Does it strike anyone else as odd that the head of the Utah Taxpayers Association and his former top assistant are pushing policies that will drain more taxpayer dollars away from the public schools and put them somewhere where the taxpayers have precious little information or oversight?

Or is that just Utah?

It is entirely possible to be a fan of the concept of charter schools and still worry that recommendations from a state task force have less to do with the educational quality or diversity of charters than with making the financial drain they place on public schools both increased and hidden.

The Charter Funding Task Force wants the Legislature to change the formula for funding charter schools, scattered among the state's 41 public school districts, that will drain an additional $16 million away from those districts, even as those elected school boards have no say in the formation or operation of charter schools.

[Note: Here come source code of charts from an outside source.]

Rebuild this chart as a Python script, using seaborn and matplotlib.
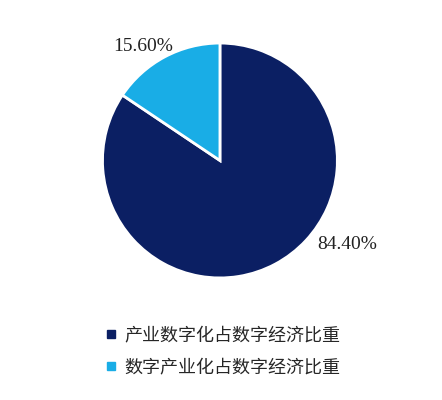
import matplotlib
matplotlib.use("Agg")
import matplotlib.pyplot as plt
from matplotlib.lines import Line2D
import seaborn as sns
import numpy as np

categories = ["产业数字化占数字经济比重", "数字产业化占数字经济比重"]
shares = [84.40, 15.60]
colors = ["#0b1f63", "#19ade6"]

sns.set_theme(style="white")
plt.rcParams["font.family"] = ["Noto Sans CJK SC", "DejaVu Sans"]

fig = plt.figure(figsize=(4.42, 4.0), dpi=100)
ax = fig.add_axes([0.1256, 0.1875, 0.744, 0.8225])

ax.pie(shares, colors=colors, startangle=90, counterclock=False,
       wedgeprops=dict(edgecolor="white", linewidth=2))
ax.set_xlim(-1.4, 1.4)
ax.set_ylim(-1.4, 1.4)
ax.set_aspect("equal")
ax.axis("off")

# percentage labels placed outside the wedges (radius, angle in degrees)
label_pos = [(1.30, -33.4), (1.17, 124.2)]
for val, (r, ang) in zip(shares, label_pos):
    x, y = r * np.cos(np.radians(ang)), r * np.sin(np.radians(ang))
    ax.text(x, y, f"{val:.2f}%", ha="center", va="center", fontsize=14,
            family=["Liberation Serif"], color="#222222")

handles = [Line2D([0], [0], marker="s", linestyle="none", markersize=6,
                  markerfacecolor=c, markeredgecolor=c) for c in colors]
fig.legend(handles, categories, loc="upper left", bbox_to_anchor=(0.24, 0.185),
           frameon=False, fontsize=13, handlelength=0.6, handletextpad=0.4,
           labelspacing=0.8, borderpad=0, borderaxespad=0)

fig.savefig("out.png", dpi=100)
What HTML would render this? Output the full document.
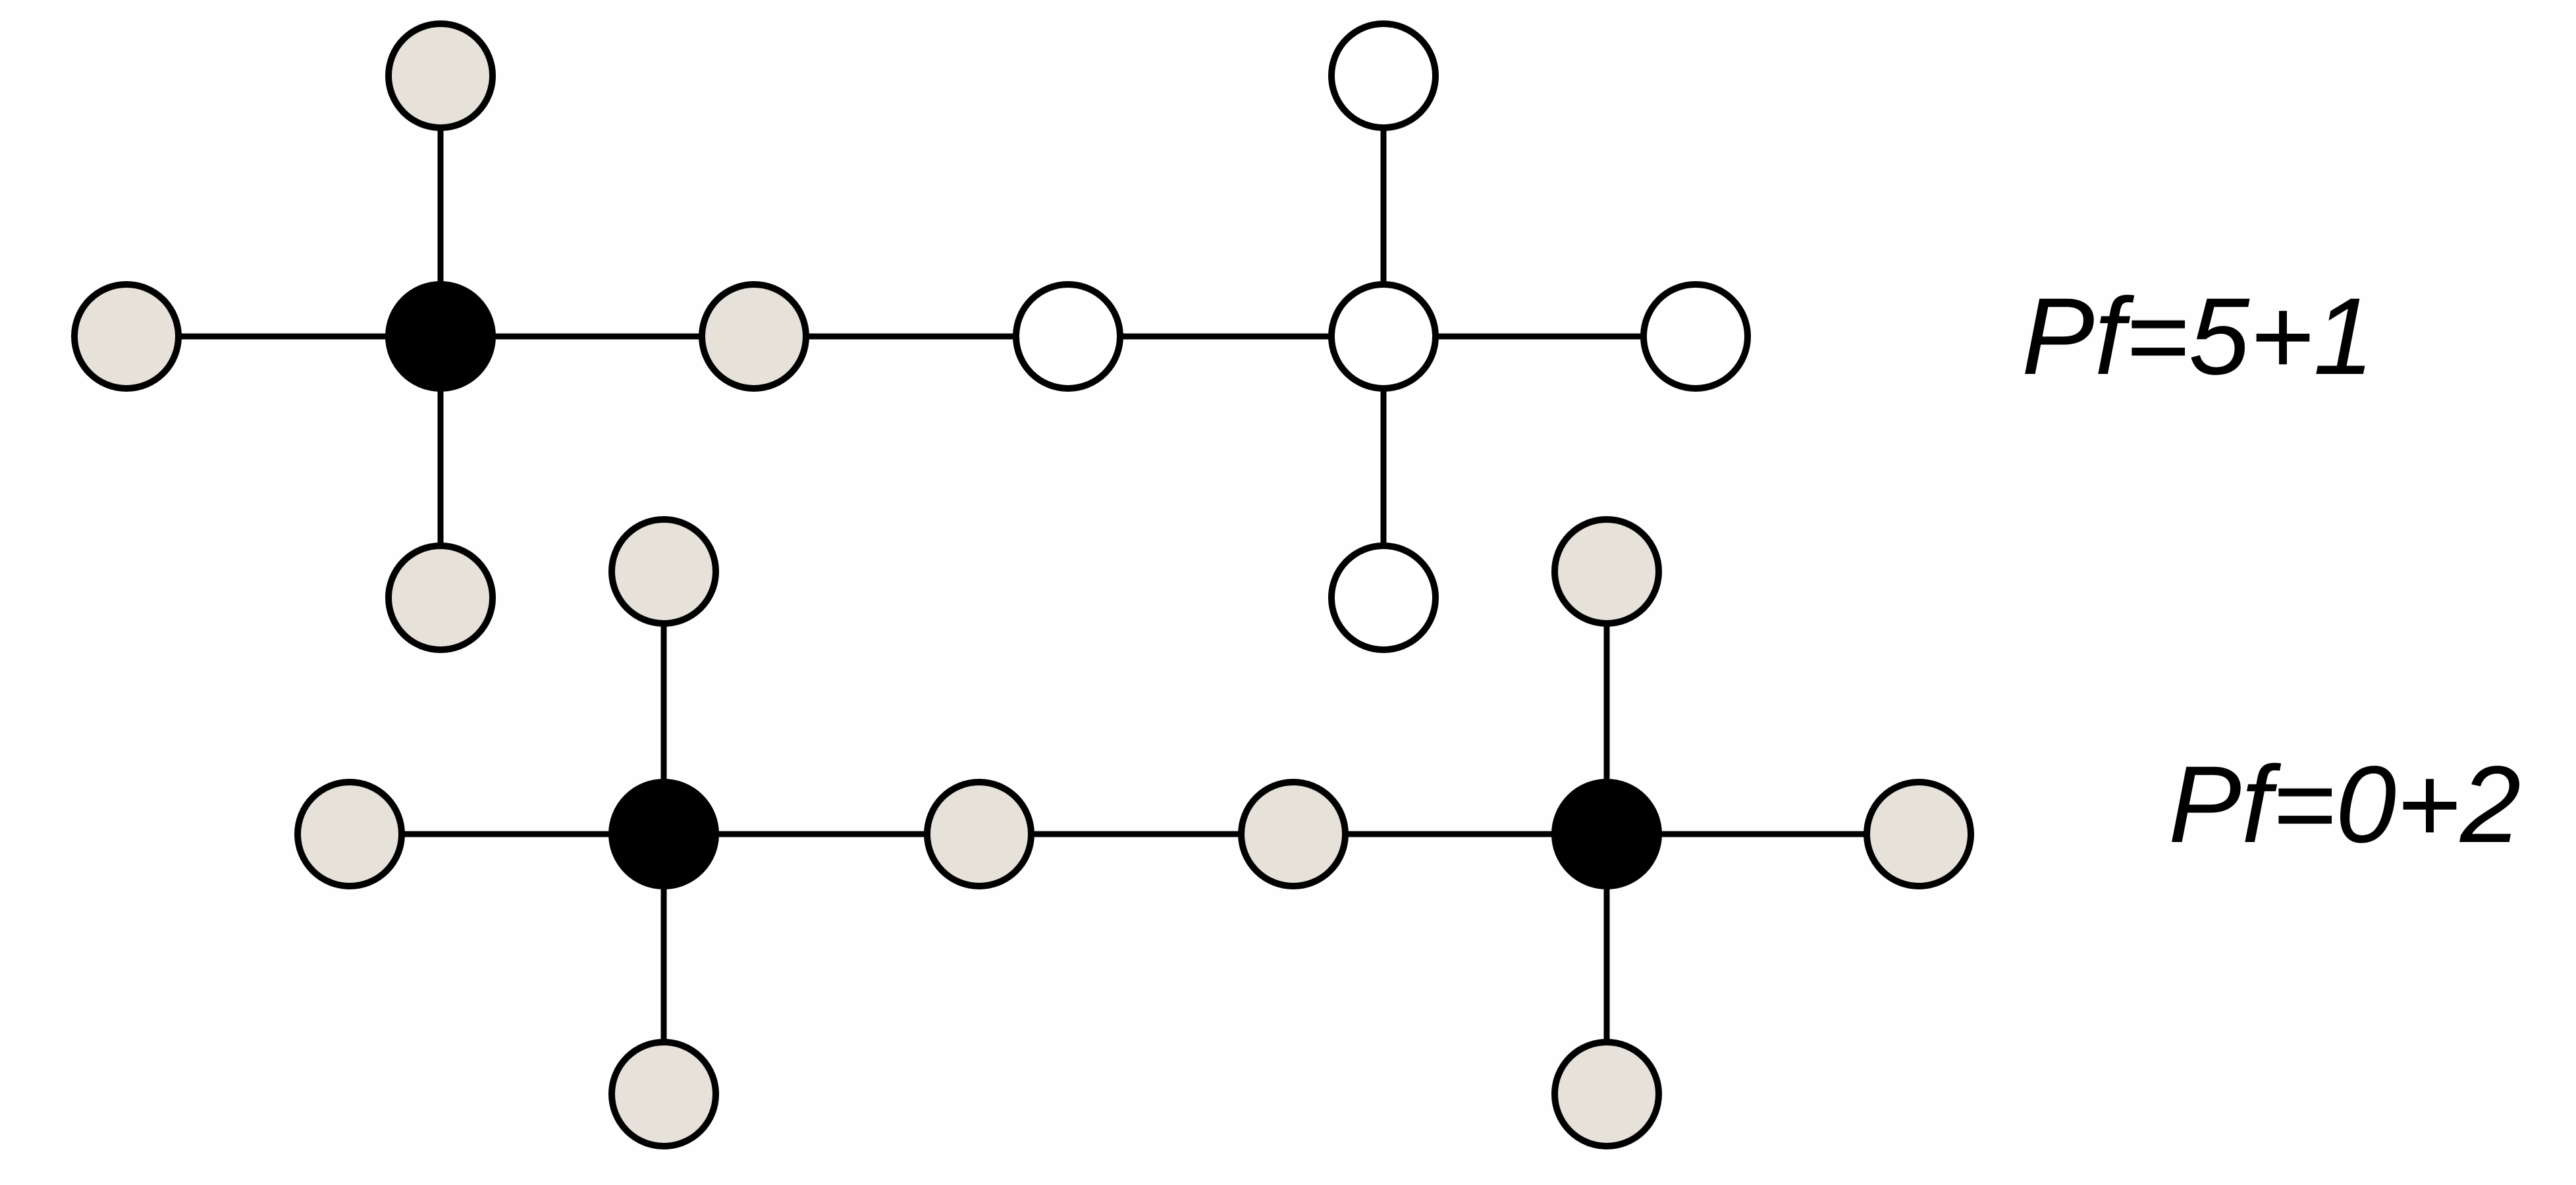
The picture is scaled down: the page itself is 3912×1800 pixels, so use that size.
<!DOCTYPE html>
<html><head><meta charset="utf-8"><style>
html,body{margin:0;padding:0;background:#fefefe;}
svg{display:block;}
</style></head><body>
<svg width="3912" height="1800" viewBox="0 0 3912 1800">
<g id="g"></g>
<text x="3070" y="568" font-family="Liberation Sans, sans-serif" font-style="italic" font-size="166" fill="#000">Pf=5+1</text>
<text x="3293" y="1279" font-family="Liberation Sans, sans-serif" font-style="italic" font-size="166" fill="#000">Pf=0+2</text>
</svg>
<script>
const nodeX = [192,669,1145,1622,2101,2575, 531,1008,1487,1964,2440,2914, 669,669,2101,2101, 1008,1008,2440,2440];
const nodeY = [511,511,511,511,511,511, 1267,1267,1267,1267,1267,1267, 115,908,115,908, 868,1662,868,1662];
const nodeType = ['g','b','g','w','w','w', 'g','b','g','g','b','g', 'g','g','w','w', 'g','g','g','g'];
const edges = [[0,1],[1,2],[2,3],[3,4],[4,5],[6,7],[7,8],[8,9],[9,10],[10,11],[12,1],[1,13],[14,4],[4,15],[16,7],[7,17],[18,10],[10,19]];
const NS='http://www.w3.org/2000/svg';
const g=document.getElementById('g');
const fills={g:'#e6e1d9',b:'#000',w:'#fff'};
edges.forEach(([a,b],i)=>{
  const l=document.createElementNS(NS,'line');
  l.setAttribute('x1',nodeX[a]);l.setAttribute('y1',nodeY[a]);
  l.setAttribute('x2',nodeX[b]);l.setAttribute('y2',nodeY[b]);
  l.setAttribute('stroke','#000');l.setAttribute('stroke-width','9');
  
  
  g.appendChild(l);
});
nodeX.forEach((x,i)=>{
  const c=document.createElementNS(NS,'circle');
  c.setAttribute('cx',x);c.setAttribute('cy',nodeY[i]);c.setAttribute('r','79');
  c.setAttribute('fill',fills[nodeType[i]]);c.setAttribute('stroke','#000');c.setAttribute('stroke-width','10');
  
  
  g.appendChild(c);
});
</script>
</body></html>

Or depending on how you do the math, it might actually be a bump of up to $40 million.

Either way, traditional public schools, already the most poorly financed in the nation on a per-pupil basis, would see millions less in taxpayer support so charters can get more.

State Sen. Howard Stephenson, who is also president of the Utah Taxpayers Association, describes the process as fairness for charters. Royce Van Tassell, who was veep at the taxpayers group before becoming executive director of the Utah Association of Public Charter Schools, says that anybody who thought charters would operate at significant savings wasn't paying attention.

Maybe. But Stephenson was among those who blocked a plan to tell the taxpayers of each public school district — on their annual property tax statements — just how much the districts are losing to charters.

Charter schools in Utah are still very much in the experimental stage. Which is kind of the point.

In theory, they can help students with specific needs or interests, filling gaps left by overcrowded and underfunded traditional schools. Though the traditional schools might be less crowded and better funded if the charters weren't draining some of their local property tax revenues.

Some charters are doing well, as far as we can see. Others have crashed and burned, leaving students adrift and forcing school districts to rescue them. And it is rare indeed for any charters to take enough of a burden off the traditional public schools that they see any significant savings.

Many charter schools may very well deserve and make excellent use of more taxpayer support. But it shouldn't happen without a lot more transparency, statewide and in each school district.